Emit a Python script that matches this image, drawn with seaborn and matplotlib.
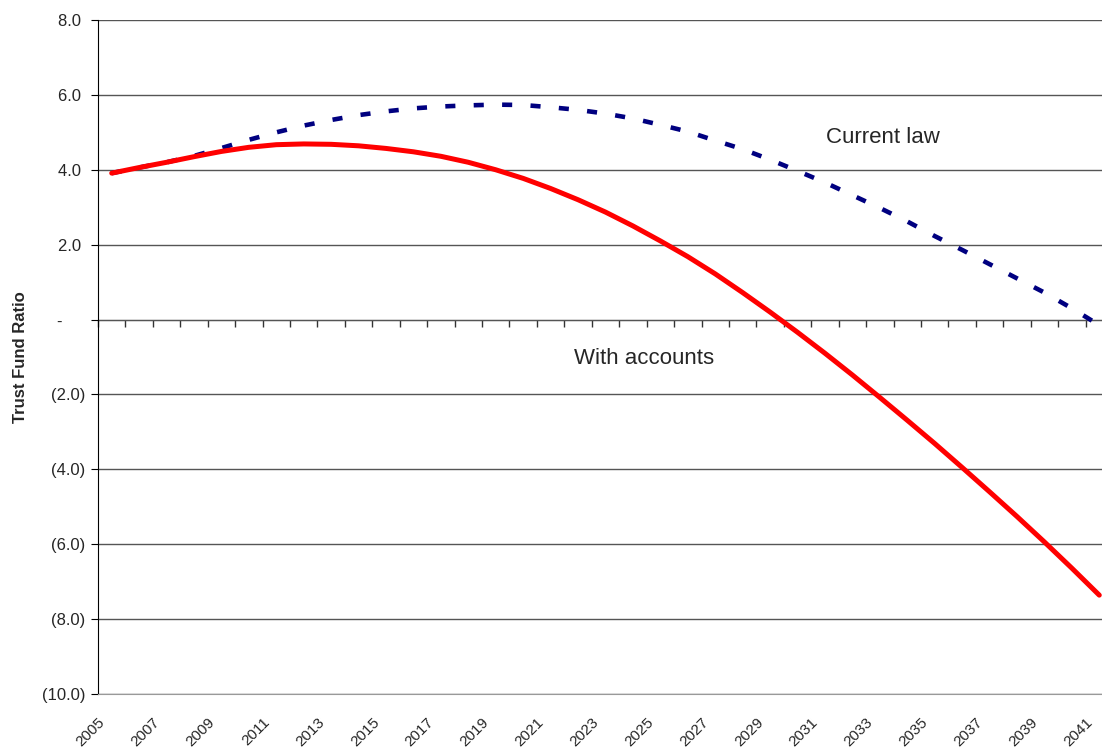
import numpy as np
import pandas as pd
import seaborn as sns
import matplotlib.pyplot as plt
import matplotlib.transforms as mtransforms
from matplotlib.ticker import FuncFormatter

sns.set_style("white")
plt.rcParams['font.family'] = ['Liberation Sans', 'DejaVu Sans']

years = list(range(2005, 2042))
current_law = [3.91, 4.06, 4.20, 4.37, 4.58, 4.80, 5.00, 5.18, 5.33, 5.46,
               5.56, 5.64, 5.69, 5.72, 5.74, 5.73, 5.67, 5.60, 5.50, 5.37,
               5.20, 5.02, 4.78, 4.55, 4.27, 3.97, 3.66, 3.32, 2.98, 2.62,
               2.23, 1.86, 1.48, 1.10, 0.72, 0.30, -0.15]
with_accounts = [3.91, 4.06, 4.20, 4.35, 4.49, 4.60, 4.67, 4.69, 4.68, 4.64,
                 4.57, 4.48, 4.36, 4.20, 4.00, 3.77, 3.50, 3.20, 2.87, 2.50,
                 2.10, 1.68, 1.22, 0.72, 0.20, -0.34, -0.90, -1.48, -2.08, -2.69,
                 -3.31, -3.95, -4.60, -5.26, -5.94, -6.64, -7.36]
y_ticks = [8, 6, 4, 2, 0, -2, -4, -6, -8, -10]

df = pd.DataFrame({'year': years, 'Current law': current_law, 'With accounts': with_accounts})

fig = plt.figure(figsize=(11.02, 7.48), dpi=100)
# plot area runs a little past the right edge of the picture (cropped like the original)
ax = fig.add_axes([98 / 1102, 54 / 748, 1015 / 1102, 674 / 748])

sns.lineplot(data=df, x='year', y='Current law', ax=ax, color='#000080', lw=3.3)
ax.lines[-1].set_dashes((2.2, 4.0))
sns.lineplot(data=df, x='year', y='With accounts', ax=ax, color='#FF0000', lw=3.6)


def fmt(v, p):
    if v == 0:
        return '-' + ' ' * 5
    if v > 0:
        return f'{v:.1f} '
    return f'({-v:.1f})'


ax.set_xlim(2004.5, 2041.5)
ax.set_ylim(-10, 8)
ax.set_yticks(y_ticks)
ax.yaxis.set_major_formatter(FuncFormatter(fmt))
ax.grid(axis='y', color='#555555', lw=1)
ax.set_axisbelow(True)

ax.set_xticks(years[::2])
ax.set_xticklabels([str(y) for y in years[::2]], rotation=45, ha='right',
                   rotation_mode='anchor', fontsize=11)
ax.tick_params(axis='x', length=0, pad=15)
shift = mtransforms.ScaledTranslation(-14 / 100, 0, fig.dpi_scale_trans)
for lab in ax.get_xticklabels():
    lab.set_transform(lab.get_transform() + shift)
ax.tick_params(axis='y', length=5, direction='out', color='black', labelsize=12, pad=4, left=True)

for s in ['top', 'right']:
    ax.spines[s].set_visible(False)
ax.spines['left'].set_color('black')
ax.spines['bottom'].set_color('#999999')

# zero line carrying the category tick marks
zero_ax = ax.secondary_xaxis(10 / 18)
zero_ax.set_xticks(np.arange(2004.5, 2042, 1))
zero_ax.set_xticklabels([])
zero_ax.tick_params(length=5, direction='in', color='#333333', width=1)
for s in zero_ax.spines.values():
    s.set_color('#555555')

ax.set_xlabel('')
ax.set_ylabel('Trust Fund Ratio', fontsize=12, fontweight='bold')
ax.yaxis.set_label_coords(-0.069, 0.5)

ax.text(2033.1, 4.85, 'Current law', fontsize=16, ha='center', va='center')
ax.text(2024.4, -1.03, 'With accounts', fontsize=16, ha='center', va='center')

fig.savefig('out.png', dpi=100)
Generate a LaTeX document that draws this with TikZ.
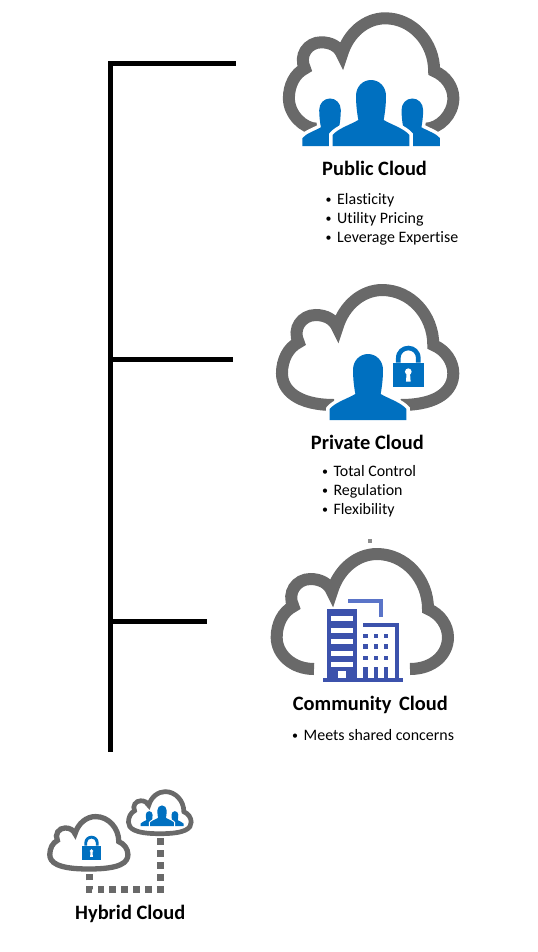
\documentclass[tikz,border=0pt]{standalone}
\usepackage{fontspec}
\setmainfont{Carlito}[Ligatures=NoCommon]
\definecolor{cloudgray}{HTML}{696969}
\definecolor{iconblue}{HTML}{0070C0}
\definecolor{towerblue}{HTML}{3C52AC}
\definecolor{roofblue}{HTML}{5A74C8}
\newcommand{\bitem}[1]{\makebox[11.5bp][l]{\raisebox{.4bp}{\fontsize{12}{12}\selectfont\textbullet}}#1}
\newcommand{\bustshape}[1]{
    \fill [iconblue,preaction={draw=white,line width=#1}] (-115,0) -- (-115,-33) .. controls (-100,-52) and (-62,-64) .. (-38,-78)
      .. controls (-42,-100) and (-45,-125) .. (-45,-150) .. controls (-45,-178) and (-25,-198) .. (0,-198)
      .. controls (25,-198) and (45,-178) .. (45,-150) .. controls (45,-125) and (42,-100) .. (38,-78)
      .. controls (62,-64) and (100,-52) .. (115,-33) -- (115,0) -- cycle;
}
\tikzset{
  pics/cloudicon/.style 2 args={code={
    \draw [cloudgray] (#1,0) .. controls (-210,0) and (-256,-45) .. (-256,-95) .. controls (-256,-135) and (-238,-172) .. (-206,-188)
      .. controls (-226,-228) and (-197,-270) .. (-155,-270) .. controls (-125,-270) and (-100,-257) .. (-90,-232)
      .. controls (-70,-300) and (-15,-345) .. (45,-345) .. controls (130,-345) and (198,-270) .. (198,-180)
      .. controls (235,-165) and (258,-130) .. (258,-95) .. controls (258,-45) and (215,0) .. (#2,0);
  }},
  pics/bust/.style={code={\bustshape{#1}}},
  pics/people/.style={code={
    \begin{scope}[shift={(-123,0)},scale=.72] \bustshape{#1} \end{scope}
    \begin{scope}[shift={(124,0)},scale=.72] \bustshape{#1} \end{scope}
    \bustshape{#1}
  }},
  pics/padlock/.style={code={
    \fill [iconblue] (-47,-36) rectangle (47,36);
    \fill [iconblue] (-37,-36) -- (-37,-50) .. controls (-37,-72) and (-20,-87) .. (0,-87) .. controls (20,-87) and (37,-72) .. (37,-50)
      -- (37,-36) -- (23,-36) -- (23,-50) .. controls (23,-64) and (12,-73) .. (0,-73) .. controls (-12,-73) and (-23,-64) .. (-23,-50) -- (-23,-36) -- cycle;
    \fill [white] (0,-9) circle [radius=10];
    \fill [white] (-5,-6) -- (5,-6) -- (7,21) -- (-7,21) -- cycle;
  }},
  trunkline/.style={line width=4.5bp},
  titletext/.style={anchor=base west,inner sep=0pt,font=\fontsize{20.5}{20.5}\selectfont\bfseries},
  itemtext/.style={anchor=base west,inner sep=0pt,font=\fontsize{16}{16}\selectfont},
  dotline/.style={cloudgray,line width=6.7bp,dash pattern=on 6.7bp off 5.2bp},
}
\begin{document}
\begin{tikzpicture}[x=1bp,y=-1bp]
\useasboundingbox (0,0) rectangle (538,952);
%% connectors
\coordinate (top) at (110.5,63.3);
\coordinate (bot) at (110.5,751.5);
\coordinate (pubend) at (235.7,63.3);
\coordinate (privstart) at (110.5,359.5);
\coordinate (privend) at (232.7,359.5);
\coordinate (commstart) at (110.5,621.5);
\coordinate (commend) at (206.5,621.5);
\draw [trunkline] (pubend) -- (top) -- (bot);
\draw [trunkline] (privstart) -- (privend);
\draw [trunkline] (commstart) -- (commend);
%% public
\pic [scale=.32,line width=12bp] at (370.8,128.7) {cloudicon={-170}{170}};
\pic [scale=.3333] at (371,146) {people=7bp};
\node (pubtitle) at (322,175.3) [titletext] {Public Cloud};
\node (pub1) at (325.5,204) [itemtext] {\bitem{Elasticity}};
\node (pub2) at (325.5,223.3) [itemtext] {\bitem{Utility Pricing}};
\node (pub3) at (325.5,242) [itemtext] {\bitem{Leverage Expertise}};
%% private
\pic [scale=.3333,line width=12bp] at (367.3,405) {cloudicon={-100}{100}};
\pic [scale=.3333] at (368,420) {bust=7bp};
\pic [scale=.3333] at (408.3,374.7) {padlock};
\node (privtitle) at (310.7,449.3) [titletext] {Private Cloud};
\node (priv1) at (321.8,476) [itemtext] {\bitem{Total Control}};
\node (priv2) at (321.8,495) [itemtext] {\bitem{Regulation}};
\node (priv3) at (321.8,514) [itemtext] {\bitem{Flexibility}};
%% community
\fill [gray!90] (368.3,539) rectangle (372,542.7);
\pic [scale=.3333,line width=12bp] at (362,669) {cloudicon={-144}{144}};
\fill [roofblue] (347.7,599.3) rectangle (383,602.7);
\fill [roofblue] (379.3,599.3) rectangle (383,617.3);
\fill [towerblue] (326.7,609) rectangle (357.3,678.3);
\fill [towerblue] (323.3,678.3) rectangle (402.7,681.7);
\foreach \y in {616,627.7,639,650.7,662.3} {
  \fill [white] (331.3,\y) rectangle (353.3,\y+5);
}
\fill [white] (337.7,671.3) rectangle (346,678.3);
\fill [towerblue] (362.7,623.3) rectangle (398.7,627.3);
\fill [towerblue] (395,623.3) rectangle (398.7,678.3);
\foreach \x in {363.3,374,384} {
  \foreach \y in {634,644.3,655.7} {
    \fill [towerblue] (\x,\y) rectangle (\x+4.2,\y+4.2);
  }
  \fill [towerblue] (\x,666.7) rectangle (\x+4.2,678.3);
}
\node (commtitle) at (292.7,710) [titletext] {Community\hspace{2.8bp} Cloud};
\node (comm1) at (292,740) [itemtext] {\bitem{Meets shared concerns}};
%% hybrid
\pic [scale=.152,line width=5.3bp] at (88.7,869) {cloudicon={0}{1}};
\pic [scale=.122,line width=4.7bp] at (159.7,833.7) {cloudicon={0}{1}};
\pic [scale=.104] at (162,826) {people=2.2bp};
\pic [scale=.195] at (91.5,852.7) {padlock};
\coordinate (hyb1) at (160.3,838.3);
\coordinate (hyb2) at (160.3,889.3);
\coordinate (hyb3) at (89.3,889.3);
\coordinate (hyb4) at (89.3,874.3);
\draw [dotline] (hyb1) -- (hyb2) -- (hyb3) -- (hyb4);
\node (hybtitle) at (75,919.5) [titletext] {Hybrid Cloud};
%
\end{tikzpicture}
\end{document}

++++

## [TASK REQUIREMENTS]
Copy out every line from the data above that has "this" in it.

## [FINISHED ANSWER]
Emit a Python script that matches this image, drawn with seaborn and matplotlib.
Generate a LaTeX document that draws this with TikZ.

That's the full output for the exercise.